For some context: a company called kaggle has facilitated finding solutions to large problems posed by large companies by essentially just throwing it to the masses and letting the best techniques rise to the top. The winners invariably produce something which outperforms the best expert analysis to date; hence “the death of the expert”. The leap is achieved largely by these new models being “naive” enough to not make the “expert” assumptions that had been quietly coloring the results in the past.
In other words, data analysts work “with the blinders off” and are willing to consider things established experts are not. Everything comes with the added bonus of being backed up by good statistics.
Why experts are still needed
Distilling it as much as I can, experts do two very important things that data analysts would struggle to do. The first is that they understand what problems need to be solved. The analyst might set new records answering an important question, but the expert is the one who knew what question to ask in the first place. The second is that they can explain results. Good predictive models are, well, good at predicting, but not so articulate about why the prediction makes sense, nor very sensitive to the nuances of what its prediction means.
An example given by the panel was an off-shore oil rig, where an analyst discovered something new, that a certain statistic was accurately able to predict the future failure of systems on the rig. It was the expert who looked at this result and had the eureka moment, understanding how one thing could lead to another. In the sea of data, the expert would not have pulled this insight out on their own, but only they could make sense of it. (By the way, explanation is an area of research interest in data mining, and a largely acknowledged weakness).
To draw up a fictional example that might hit closer to home: You’re the expert. You have a patient. You observe symptoms, share them with an analysis tool, and get back global statistics on what diagnosis was made upon observing these symptoms. What do you do with this information? Let’s say 70% of the world diagnoses symptoms X as condition A and 30% diagnose it as condition B. Does this mean 30% of the world is wrong? Or does it mean that 30% of people with symptoms X have condition B? Do you accept the majority diagnosis? Thankfully you’re an expert and can provide expert answers to these questions.

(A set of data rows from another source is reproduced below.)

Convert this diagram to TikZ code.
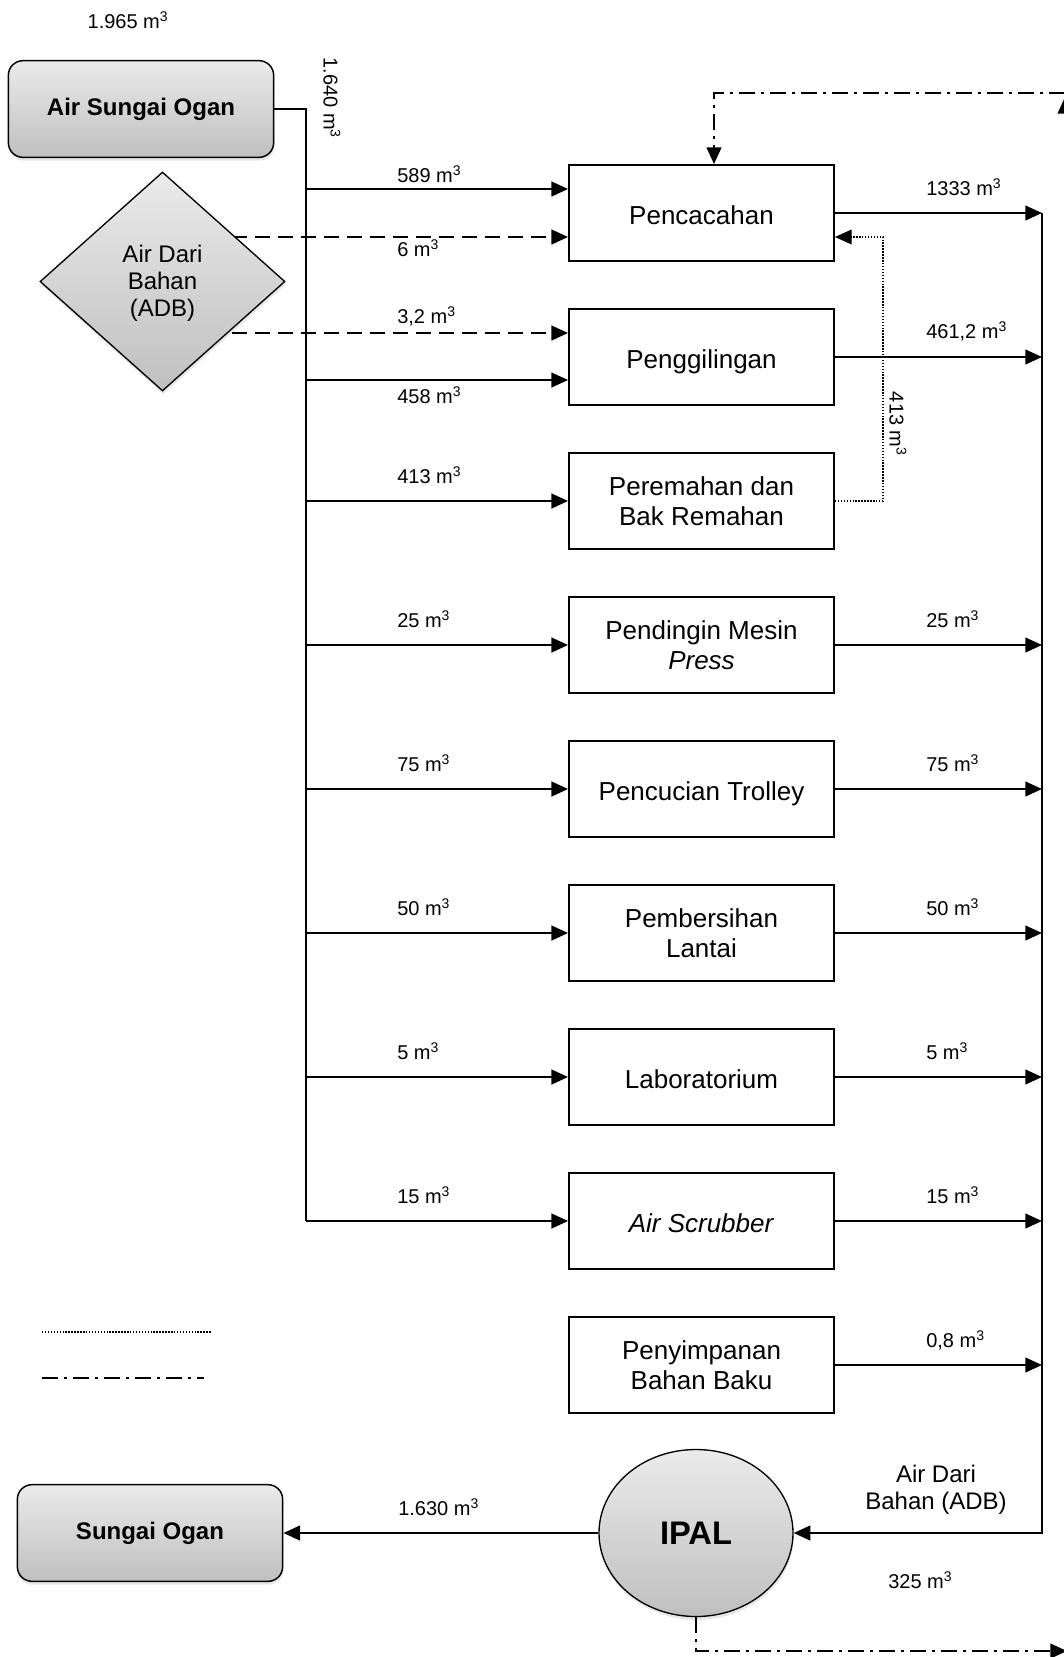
\documentclass[tikz,border=0pt]{standalone}
\usepackage{fontspec}
\setmainfont{Liberation Sans}
\usetikzlibrary{arrows.meta,shapes.geometric,shadows,calc}
\pgfdeclarelayer{bg}
\pgfsetlayers{bg,main}

\begin{document}
\begin{tikzpicture}[x=0.75pt,y=-0.75pt,
  flow/.style={line width=1.7pt},
  tip/.style={-{Triangle[length=12.5pt,width=11pt]}},
  arr/.style={flow,tip},
  adbflow/.style={arr,dash pattern=on 11.25pt off 6pt},
  recyc/.style={line width=1.6pt,dash pattern=on 12pt off 4.5pt on 2.25pt off 4.5pt},
  retflow/.style={line width=1.1pt,dash pattern=on 1.1pt off 1.1pt},
  shade/.style={top color=gray!16,bottom color=gray!50,
    drop shadow={opacity=0.2,shadow xshift=0.5pt,shadow yshift=-2.5pt}},
  proc/.style={draw,line width=1.4pt,minimum width=198.75pt,minimum height=72pt,
    inner sep=0pt,align=center,font=\fontsize{19.5}{22.5}\selectfont},
  oneline/.style={text height=17.5pt,text depth=0pt},
  river/.style={draw,line width=1.1pt,rounded corners=11pt,minimum width=199pt,
    minimum height=72.5pt,shade,font=\fontsize{18}{21}\selectfont\bfseries},
  qty/.style={anchor=base west,inner sep=0pt,font=\fontsize{15}{18}\selectfont},
]
\useasboundingbox (0,0) rectangle (1064,1657);
\clip (0,0) rectangle (1064,1657);

% sources and sinks
\node[river] (src) at (141,109) {Air Sungai Ogan};
\node[diamond,draw,line width=1pt,minimum width=183.75pt,minimum height=164.25pt,
  inner sep=0pt,shade,align=center,font=\fontsize{18}{20.25}\selectfont]
  (adb) at (162.5,281.5) {\rule{0pt}{15pt}Air Dari\\Bahan\\(ADB)};
\node[river] (sink) at (150,1533) {Sungai Ogan};
\node[ellipse,draw,line width=1pt,minimum width=145.5pt,minimum height=125.25pt,
  inner sep=0pt,shade,font=\fontsize{24.5}{27}\selectfont\bfseries]
  (ipal) at (696,1533) {IPAL};

% process units
\node[proc,oneline] (b0) at (701.5,213) {Pencacahan};
\node[proc,oneline] (b1) at (701.5,357) {Penggilingan};
\node[proc] (b2) at (701.5,501) {Peremahan dan\\Bak Remahan};
\node[proc] (b3) at (701.5,645) {Pendingin Mesin\\\textit{Press}};
\node[proc,oneline] (b4) at (701.5,789) {Pencucian Trolley};
\node[proc] (b5) at (701.5,933) {Pembersihan\\Lantai};
\node[proc,oneline] (b6) at (701.5,1077) {Laboratorium};
\node[proc,oneline] (b7) at (701.5,1221) {\textit{Air Scrubber}};
\node[proc] (b8) at (701.5,1365) {Penyimpanan\\Bahan Baku};

% helper points
\coordinate (busend) at (306,1221);
\coordinate (rbus) at (1042,1533);
\coordinate (b0in1) at ($(b0.west)+(0,-24)$);
\coordinate (b0in2) at ($(b0.west)+(0,24)$);
\coordinate (b1in1) at ($(b1.west)+(0,-24)$);
\coordinate (b1in2) at ($(b1.west)+(0,23)$);
\coordinate (b0ret) at ($(b0.east)+(0,24)$);
\coordinate (b0top) at ($(b0.north)+(12.5,0)$);
\coordinate (rcyc) at (1065,93);
\coordinate (rcycup) at (1065,150);
\coordinate (outfall) at (1067,1651);

% river water supply bus
\draw[flow] (src.east) -| (busend);
\draw[arr] (busend |- b0in1) -- (b0in1);
\draw[arr] (busend |- b1in2) -- (b1in2);
\draw[arr] (busend |- b2.west) -- (b2.west);
\draw[arr] (busend |- b3.west) -- (b3.west);
\draw[arr] (busend |- b4.west) -- (b4.west);
\draw[arr] (busend |- b5.west) -- (b5.west);
\draw[arr] (busend |- b6.west) -- (b6.west);
\draw[arr] (busend) -- (b7.west);

% water carried in with the raw material
\begin{pgfonlayer}{bg}
\draw[adbflow] (adb.center |- b0in2) -- (b0in2);
\draw[adbflow] (adb.center |- b1in1) -- (b1in1);
\end{pgfonlayer}

% outflows to the collector
\draw[arr] (b0.east) -- (b0.east -| rbus);
\draw[arr] (b1.east) -- (b1.east -| rbus);
\draw[arr] (b3.east) -- (b3.east -| rbus);
\draw[arr] (b4.east) -- (b4.east -| rbus);
\draw[arr] (b5.east) -- (b5.east -| rbus);
\draw[arr] (b6.east) -- (b6.east -| rbus);
\draw[arr] (b7.east) -- (b7.east -| rbus);
\draw[arr] (b8.east) -- (b8.east -| rbus);
\draw[arr] (b0.east -| rbus) -- (rbus) -- (ipal.east);
\draw[arr] (ipal.west) -- (sink.east);

% return from the crumb basin
\draw[retflow,tip] (b2.east) -- ++(48,0) |- (b0ret);

% recycled water
\draw[recyc,tip] (rcyc) -| (b0top);
\draw[recyc,tip] (rcycup) -- ($(rcyc)+(0,4)$);
\draw[recyc,tip] (ipal.south) |- (outfall);

% line-style key
\draw[retflow] (42,1332) -- (211,1332);
\draw[recyc] (42,1378) -- (204,1378);

% quantities
\node[qty,anchor=center] at (128,20) {1.965 m\textsuperscript{3}};
\node[qty,anchor=center,rotate=-90] at (332,98) {1.640 m\textsuperscript{3}};
\node[qty] at (397,182) {589 m\textsuperscript{3}};
\node[qty] at (397,256) {6 m\textsuperscript{3}};
\node[qty] at (397,323) {3,2 m\textsuperscript{3}};
\node[qty] at (397,403) {458 m\textsuperscript{3}};
\node[qty] at (397,483) {413 m\textsuperscript{3}};
\node[qty] at (397,627) {25 m\textsuperscript{3}};
\node[qty] at (397,771) {75 m\textsuperscript{3}};
\node[qty] at (397,915) {50 m\textsuperscript{3}};
\node[qty] at (397,1059) {5 m\textsuperscript{3}};
\node[qty] at (397,1203) {15 m\textsuperscript{3}};
\node[qty] at (926,195) {1333 m\textsuperscript{3}};
\node[qty] at (926,338) {461,2 m\textsuperscript{3}};
\node[qty] at (926,627) {25 m\textsuperscript{3}};
\node[qty] at (926,771) {75 m\textsuperscript{3}};
\node[qty] at (926,915) {50 m\textsuperscript{3}};
\node[qty] at (926,1059) {5 m\textsuperscript{3}};
\node[qty] at (926,1203) {15 m\textsuperscript{3}};
\node[qty] at (926,1347) {0,8 m\textsuperscript{3}};
\node[qty,anchor=center,rotate=-90] at (898,424) {413 m\textsuperscript{3}};
\node[qty] at (398,1515) {1.630 m\textsuperscript{3}};
\node[qty] at (888,1588) {325 m\textsuperscript{3}};
\node[align=center,inner sep=0pt,font=\fontsize{18}{20.25}\selectfont] at (936,1490) {Air Dari\\Bahan (ADB)};
\end{tikzpicture}
\end{document}
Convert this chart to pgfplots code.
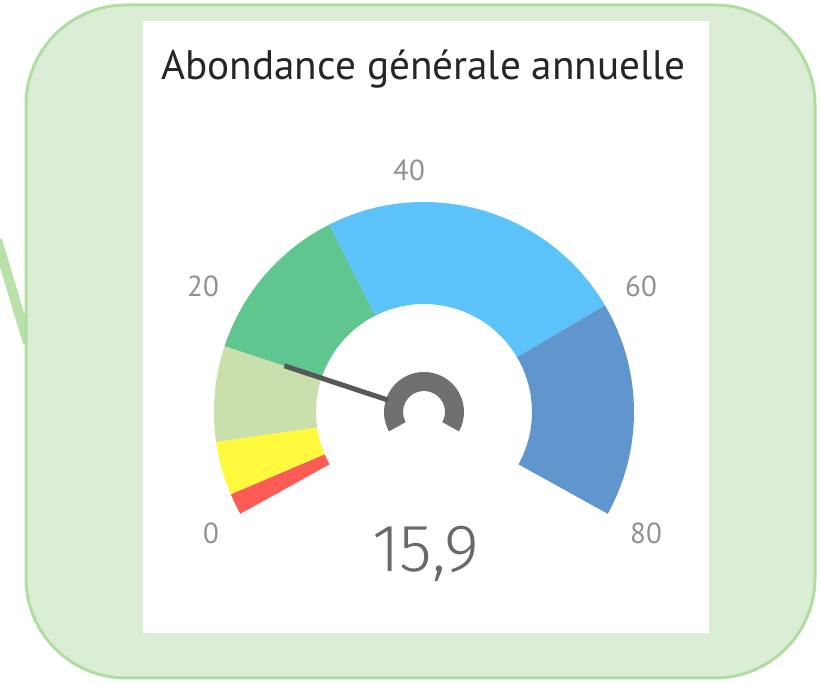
\documentclass[border=0pt]{standalone}
\usepackage{pgfplots}
\pgfplotsset{compat=1.18}
\usetikzlibrary{calc}
\usepackage{fontspec}
\setmainfont{PT Sans}
\newfontfamily\valuefont{Fira Sans Light}

\definecolor{frameFill}{RGB}{219,238,213}
\definecolor{frameLine}{RGB}{176,222,160}
\definecolor{slashCol}{RGB}{184,226,170}
\definecolor{titleCol}{RGB}{38,38,38}
\definecolor{tickCol}{RGB}{145,145,145}
\definecolor{valueCol}{RGB}{105,105,105}
\definecolor{bRed}{RGB}{253,92,86}
\definecolor{bYellow}{RGB}{255,250,62}
\definecolor{bPale}{RGB}{201,224,172}
\definecolor{bGreen}{RGB}{95,198,143}
\definecolor{bBlue}{RGB}{92,194,250}
\definecolor{bDark}{RGB}{96,150,205}
\definecolor{hubCol}{RGB}{112,112,112}
\definecolor{needleCol}{RGB}{88,88,88}

% gauge: 0 at 209 deg, 80 at -29 deg, centre in axis units (1 unit = 0.5pt)
\newcommand{\sector}[5]{%
  \fill[#1] ($(axis cs:424,272)+({209-2.975*(#2)}:#5)$)
    arc[start angle={209-2.975*(#2)}, end angle={209-2.975*(#3)}, radius=#5]
    -- ($(axis cs:424,272)+({209-2.975*(#3)}:#4)$)
    arc[start angle={209-2.975*(#3)}, end angle={209-2.975*(#2)}, radius=#4]
    -- cycle;}

\begin{document}
\begin{tikzpicture}
\begin{axis}[x=0.5pt, y=0.5pt, scale only axis, hide axis,
  xmin=0, xmax=820, ymin=0, ymax=684]
\fill[white] (axis cs:0,0) rectangle (axis cs:820,684);
\addplot[slashCol, line width=5pt, no marks] coordinates {(-3,444) (28,341)};
\draw[frameLine, line width=1.5pt, fill=frameFill, rounded corners=50pt]
  (axis cs:26,6) rectangle (axis cs:815,679);
\fill[white] (axis cs:143,51) rectangle (axis cs:709,663);

\node[anchor=base, text=titleCol, font=\fontsize{20.6}{24}\selectfont]
  at (axis cs:423.5,604) {Abondance générale annuelle};

% bands: lower value, upper value
\sector{bRed}{0}{2}{54pt}{105pt}
\sector{bYellow}{2}{7}{54pt}{105pt}
\sector{bPale}{7}{15.9}{54pt}{105pt}
\sector{bGreen}{15.9}{31}{54pt}{105pt}
\sector{bBlue}{31}{60}{54pt}{105pt}
\sector{bDark}{60}{80}{54pt}{105pt}

% hub and needle at 15.9
\sector{hubCol}{0}{80}{10.5pt}{20pt}
\draw[needleCol, line width=2.5pt]
  ($(axis cs:424,272)+({209-2.975*15.9}:19pt)$) -- ($(axis cs:424,272)+({209-2.975*15.9}:73.5pt)$);

\node[text=tickCol, font=\fontsize{14.5}{18}\selectfont] at (axis cs:211,151) {0};
\node[text=tickCol, font=\fontsize{14.5}{18}\selectfont] at (axis cs:203,398) {20};
\node[text=tickCol, font=\fontsize{14.5}{18}\selectfont] at (axis cs:409,514) {40};
\node[text=tickCol, font=\fontsize{14.5}{18}\selectfont] at (axis cs:641,398) {60};
\node[text=tickCol, font=\fontsize{14.5}{18}\selectfont] at (axis cs:646,151) {80};

\node[anchor=base, text=valueCol, font=\valuefont\fontsize{33.5}{38}\selectfont]
  at (axis cs:425.5,112) {15,9};
\end{axis}
\end{tikzpicture}
\end{document}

The data is a tool. Perhaps you always diagnose condition B when you see symptoms X and never even considered condition A. In this case the data is providing you with an opportunity to eliminate bias. Maybe you had considered both conditions and checking the data is a mere formality – you’re sure it’s condition B and you’re the expert.
One thing that was emphasized at the panel was the need for both sides to trust each other. In situations where the analyst is a person, this is easier to manage, as the analyst and the expert can forge a professional relationship. In your case, you are more likely to see analysts take the form of software, and trusting software is another subject entirely.
The question is, do you see these new technologies as a threat, or as a tool? They will change your job, but they will not replace your human intelligence. Your practice management software streamlined many of your receptionist’s bookkeeping duties, but they did not replace your receptionist, they simply allowed them to focus on other, less automatable tasks. All the same some experts in some domains will choose to feel threatened.
I summarized the panel to a colleague who did not attend it. He made the slightly chilling observation that data analysts were replacing experts, it was just that they were only replacing the bad ones. If there is a threat, this is where it is. Data mining sets the minimum bar a little higher; if you are not more useful than a computer geek with a few statistics courses under their belt, then you are no expert at all.